Foreskin for Skin Grafts

News  Toronto Star. Tuesday, 4 April 1995.

Robin McKie

LONDON – Imagine a foreskin the size of six soccer fields.

It sounds like a priapic nightmare, but it's about to become reality next year.

A San Diego, Calif., company called Advanced Tissue Sciences plans to manufacture human skin grown in vats on an industrial scale using tissue from circumcised babies.

From each tiny foreskin the company will generate 23,225 square metres of human skin, enough to cover the six sports fields.

It will be used in transplants, for treating burn victims and for diabetic ulcer patients.

Skin is the one type of tissue that grows and continues to proliferate all your life, ATS vice-president Gail Naughton said. That is very useful.

A tour of its laboratories reveals a host of startling biological wonders: Scientists growing heart valves made of human tissue and constructing ears out of cloned cartilage. Similar work is going on with human livers, bone, intestine walls and ligaments.

Ultimately, every structure in the body will be available for us to re-create, company scientist Joe Vacante said.

But skin production leads the field, thanks to scientists who have overcome a basic problem: how to grow tissue cells.

In the past, attempts at cultivation were made, unsuccessfully, on flat, two-dimensional surfaces.

Only recently did researchers stumble on the answer: three- dimensional scaffolds on which cells can adhere.

This is how ATS is growing its foreskins. Cells are separated, dissolved, and the solution passed over lattices of biodegradable meshes – to which the skin adheres.

Nutrients and chemicals are added to stimulate growth, producing a patch of skin measuring 10 by 15 centimetres that is frozen and stored for use by surgeons.

The company expects to create two major businesses from such skin patches.

The first will treat foot ulcers for diabetics, which can develop into large open wounds, in turn leading to gangrene and amputations.

Highly encouraging success rates were reported in clinical trials. Not only does the dermal patch adhere to the wound, but the patient's own epidermis closes over to complete the healing.

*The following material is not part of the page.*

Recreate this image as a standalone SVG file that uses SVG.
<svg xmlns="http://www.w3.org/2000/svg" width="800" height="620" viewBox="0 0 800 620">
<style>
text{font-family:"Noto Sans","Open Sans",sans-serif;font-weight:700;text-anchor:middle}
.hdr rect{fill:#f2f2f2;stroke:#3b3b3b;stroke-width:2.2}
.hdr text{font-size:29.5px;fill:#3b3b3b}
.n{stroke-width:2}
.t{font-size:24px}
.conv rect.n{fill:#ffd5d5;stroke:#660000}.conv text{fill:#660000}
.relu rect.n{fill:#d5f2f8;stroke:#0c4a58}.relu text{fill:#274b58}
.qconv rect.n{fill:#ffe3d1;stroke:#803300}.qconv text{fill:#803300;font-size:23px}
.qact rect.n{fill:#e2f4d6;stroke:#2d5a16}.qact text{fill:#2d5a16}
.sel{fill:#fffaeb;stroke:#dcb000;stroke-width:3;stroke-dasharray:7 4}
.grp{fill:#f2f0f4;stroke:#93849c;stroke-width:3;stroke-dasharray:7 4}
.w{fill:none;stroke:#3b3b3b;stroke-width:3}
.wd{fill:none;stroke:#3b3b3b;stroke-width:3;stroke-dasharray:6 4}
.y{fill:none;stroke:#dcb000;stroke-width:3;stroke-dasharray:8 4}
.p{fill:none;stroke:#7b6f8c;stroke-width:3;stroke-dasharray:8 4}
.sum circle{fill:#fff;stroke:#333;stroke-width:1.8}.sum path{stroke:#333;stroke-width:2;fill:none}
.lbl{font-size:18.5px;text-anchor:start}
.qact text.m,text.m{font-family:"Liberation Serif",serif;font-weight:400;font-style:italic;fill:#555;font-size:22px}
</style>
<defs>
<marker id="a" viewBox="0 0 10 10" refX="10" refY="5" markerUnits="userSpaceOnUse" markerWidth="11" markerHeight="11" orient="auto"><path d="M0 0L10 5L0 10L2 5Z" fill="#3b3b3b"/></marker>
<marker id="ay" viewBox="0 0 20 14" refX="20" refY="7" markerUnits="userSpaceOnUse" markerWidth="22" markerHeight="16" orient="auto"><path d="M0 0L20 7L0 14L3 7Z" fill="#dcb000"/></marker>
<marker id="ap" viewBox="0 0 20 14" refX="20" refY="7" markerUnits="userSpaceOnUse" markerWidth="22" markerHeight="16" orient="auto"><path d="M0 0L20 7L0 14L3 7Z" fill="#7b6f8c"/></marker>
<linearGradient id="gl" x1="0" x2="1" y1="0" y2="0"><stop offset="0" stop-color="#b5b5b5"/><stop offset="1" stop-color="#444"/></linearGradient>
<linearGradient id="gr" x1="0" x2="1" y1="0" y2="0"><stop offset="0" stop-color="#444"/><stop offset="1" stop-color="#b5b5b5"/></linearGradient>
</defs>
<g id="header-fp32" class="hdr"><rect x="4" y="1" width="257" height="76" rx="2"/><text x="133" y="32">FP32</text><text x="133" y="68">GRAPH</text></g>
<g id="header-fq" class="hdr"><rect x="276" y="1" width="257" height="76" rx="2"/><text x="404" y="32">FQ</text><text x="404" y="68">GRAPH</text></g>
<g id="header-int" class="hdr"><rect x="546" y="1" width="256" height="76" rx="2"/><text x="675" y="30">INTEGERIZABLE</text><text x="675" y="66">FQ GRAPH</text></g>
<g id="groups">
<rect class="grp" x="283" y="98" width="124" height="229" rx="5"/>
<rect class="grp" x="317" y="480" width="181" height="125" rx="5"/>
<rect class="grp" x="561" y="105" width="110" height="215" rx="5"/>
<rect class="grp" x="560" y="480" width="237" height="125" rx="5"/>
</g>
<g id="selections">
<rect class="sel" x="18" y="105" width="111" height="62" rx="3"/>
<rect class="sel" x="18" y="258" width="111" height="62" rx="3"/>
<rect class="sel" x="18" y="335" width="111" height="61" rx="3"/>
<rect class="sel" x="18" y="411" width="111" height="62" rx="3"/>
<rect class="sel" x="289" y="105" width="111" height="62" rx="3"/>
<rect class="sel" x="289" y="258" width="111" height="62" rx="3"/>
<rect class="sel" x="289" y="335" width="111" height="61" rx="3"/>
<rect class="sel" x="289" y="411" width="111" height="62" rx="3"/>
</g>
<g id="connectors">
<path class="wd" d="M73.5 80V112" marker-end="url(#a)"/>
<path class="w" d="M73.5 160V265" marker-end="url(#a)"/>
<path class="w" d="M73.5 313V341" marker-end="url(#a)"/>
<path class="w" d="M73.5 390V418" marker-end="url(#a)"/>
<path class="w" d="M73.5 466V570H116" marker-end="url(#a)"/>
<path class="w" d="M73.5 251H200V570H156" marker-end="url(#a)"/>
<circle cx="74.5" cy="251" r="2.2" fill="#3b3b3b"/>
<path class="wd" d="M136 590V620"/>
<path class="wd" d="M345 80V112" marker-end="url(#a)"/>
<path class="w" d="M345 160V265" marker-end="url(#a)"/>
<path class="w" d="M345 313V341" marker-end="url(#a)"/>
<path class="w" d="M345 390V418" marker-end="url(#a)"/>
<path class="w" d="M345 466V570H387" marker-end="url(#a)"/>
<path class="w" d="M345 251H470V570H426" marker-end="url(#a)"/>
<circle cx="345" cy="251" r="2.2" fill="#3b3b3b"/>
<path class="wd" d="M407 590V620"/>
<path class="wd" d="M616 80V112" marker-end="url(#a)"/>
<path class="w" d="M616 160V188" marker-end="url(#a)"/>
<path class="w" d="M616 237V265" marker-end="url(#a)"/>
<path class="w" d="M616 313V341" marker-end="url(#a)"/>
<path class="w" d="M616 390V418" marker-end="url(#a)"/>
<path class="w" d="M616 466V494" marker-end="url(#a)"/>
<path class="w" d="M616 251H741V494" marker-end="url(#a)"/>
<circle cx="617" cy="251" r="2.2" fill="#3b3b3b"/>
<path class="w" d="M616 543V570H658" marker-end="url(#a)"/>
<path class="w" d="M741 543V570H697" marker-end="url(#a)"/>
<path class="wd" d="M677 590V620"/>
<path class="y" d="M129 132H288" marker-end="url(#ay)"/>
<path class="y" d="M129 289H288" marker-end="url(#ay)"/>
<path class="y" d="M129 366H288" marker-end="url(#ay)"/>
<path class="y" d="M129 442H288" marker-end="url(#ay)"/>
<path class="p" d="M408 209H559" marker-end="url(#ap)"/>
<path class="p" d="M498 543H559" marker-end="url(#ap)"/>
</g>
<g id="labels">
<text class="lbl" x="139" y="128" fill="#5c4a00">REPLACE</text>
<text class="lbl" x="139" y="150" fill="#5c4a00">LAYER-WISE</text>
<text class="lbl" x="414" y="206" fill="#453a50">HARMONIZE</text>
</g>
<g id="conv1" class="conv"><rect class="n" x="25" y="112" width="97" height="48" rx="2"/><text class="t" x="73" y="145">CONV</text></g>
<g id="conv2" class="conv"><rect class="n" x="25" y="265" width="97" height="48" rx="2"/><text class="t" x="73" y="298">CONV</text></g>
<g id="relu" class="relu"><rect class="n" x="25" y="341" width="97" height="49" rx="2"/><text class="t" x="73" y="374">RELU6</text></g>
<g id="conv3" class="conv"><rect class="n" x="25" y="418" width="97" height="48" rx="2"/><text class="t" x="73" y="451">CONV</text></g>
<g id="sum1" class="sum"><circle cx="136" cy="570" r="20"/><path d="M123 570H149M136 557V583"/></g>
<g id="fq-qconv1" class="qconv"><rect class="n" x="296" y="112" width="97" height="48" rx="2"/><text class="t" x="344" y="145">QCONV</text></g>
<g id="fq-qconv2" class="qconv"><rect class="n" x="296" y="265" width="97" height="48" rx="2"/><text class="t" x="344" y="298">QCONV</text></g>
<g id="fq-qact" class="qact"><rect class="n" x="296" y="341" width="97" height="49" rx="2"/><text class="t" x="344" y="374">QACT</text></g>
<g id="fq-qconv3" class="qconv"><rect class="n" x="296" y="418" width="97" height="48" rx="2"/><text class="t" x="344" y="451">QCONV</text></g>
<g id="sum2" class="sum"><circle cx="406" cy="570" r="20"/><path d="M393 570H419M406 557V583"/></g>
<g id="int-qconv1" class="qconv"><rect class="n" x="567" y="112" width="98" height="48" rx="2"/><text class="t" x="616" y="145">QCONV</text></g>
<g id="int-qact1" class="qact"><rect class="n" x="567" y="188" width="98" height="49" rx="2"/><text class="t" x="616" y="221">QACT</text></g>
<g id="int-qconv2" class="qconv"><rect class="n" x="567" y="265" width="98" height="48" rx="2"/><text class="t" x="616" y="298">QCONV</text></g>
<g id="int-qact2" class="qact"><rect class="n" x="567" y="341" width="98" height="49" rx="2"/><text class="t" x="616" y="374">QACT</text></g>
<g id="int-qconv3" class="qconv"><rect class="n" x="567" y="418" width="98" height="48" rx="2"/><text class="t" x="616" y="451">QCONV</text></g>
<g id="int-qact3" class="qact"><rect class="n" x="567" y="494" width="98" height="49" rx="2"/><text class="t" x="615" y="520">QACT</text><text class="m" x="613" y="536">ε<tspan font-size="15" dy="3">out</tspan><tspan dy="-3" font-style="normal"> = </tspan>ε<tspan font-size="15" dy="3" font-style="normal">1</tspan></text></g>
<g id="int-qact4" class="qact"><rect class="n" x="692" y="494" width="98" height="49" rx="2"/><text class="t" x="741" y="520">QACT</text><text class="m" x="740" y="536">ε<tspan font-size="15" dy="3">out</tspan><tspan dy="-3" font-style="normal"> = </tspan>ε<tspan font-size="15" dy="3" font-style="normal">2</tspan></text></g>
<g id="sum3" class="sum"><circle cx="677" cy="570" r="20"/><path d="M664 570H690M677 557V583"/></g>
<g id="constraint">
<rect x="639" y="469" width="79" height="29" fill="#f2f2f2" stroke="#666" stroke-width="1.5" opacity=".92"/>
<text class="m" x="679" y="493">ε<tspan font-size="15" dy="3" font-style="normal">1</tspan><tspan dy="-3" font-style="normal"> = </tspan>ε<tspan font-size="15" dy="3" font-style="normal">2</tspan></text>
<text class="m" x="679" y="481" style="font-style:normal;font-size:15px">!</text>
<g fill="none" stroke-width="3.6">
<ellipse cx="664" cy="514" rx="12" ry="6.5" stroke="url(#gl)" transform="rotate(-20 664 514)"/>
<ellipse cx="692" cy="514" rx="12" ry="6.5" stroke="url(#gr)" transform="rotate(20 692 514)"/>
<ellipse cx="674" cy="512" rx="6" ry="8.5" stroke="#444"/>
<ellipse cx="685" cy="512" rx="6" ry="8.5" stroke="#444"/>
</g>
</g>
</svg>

The company expects to get full approval for its skin pieces, called Dermografts, next year.

There are about 400,000 diabetic ulcer patients in the United States, and roughly the same number in Europe, said Marie Burke, ATS director of corporate communications. That should generate a $2 billion business.

The second venture will use human skin patches to treat fire victims.

Treatment with dermal patches should provide the answer, the company says, providing protection against infection, without rejection. The pieces are removed once the patient's own skin is ready for transplant.

The technique has already notched up some noticeable successes – including that of 15-year-old Benjamin Paraiso, who set fire to himself while making a home-made bomb from a bottle of gasoline and a firecracker.

He suffered massive third-degree burns and, because local hospitals had run out of cadaver skin, might have died had Dermograft transplants not been available. Benjamin has now recovered.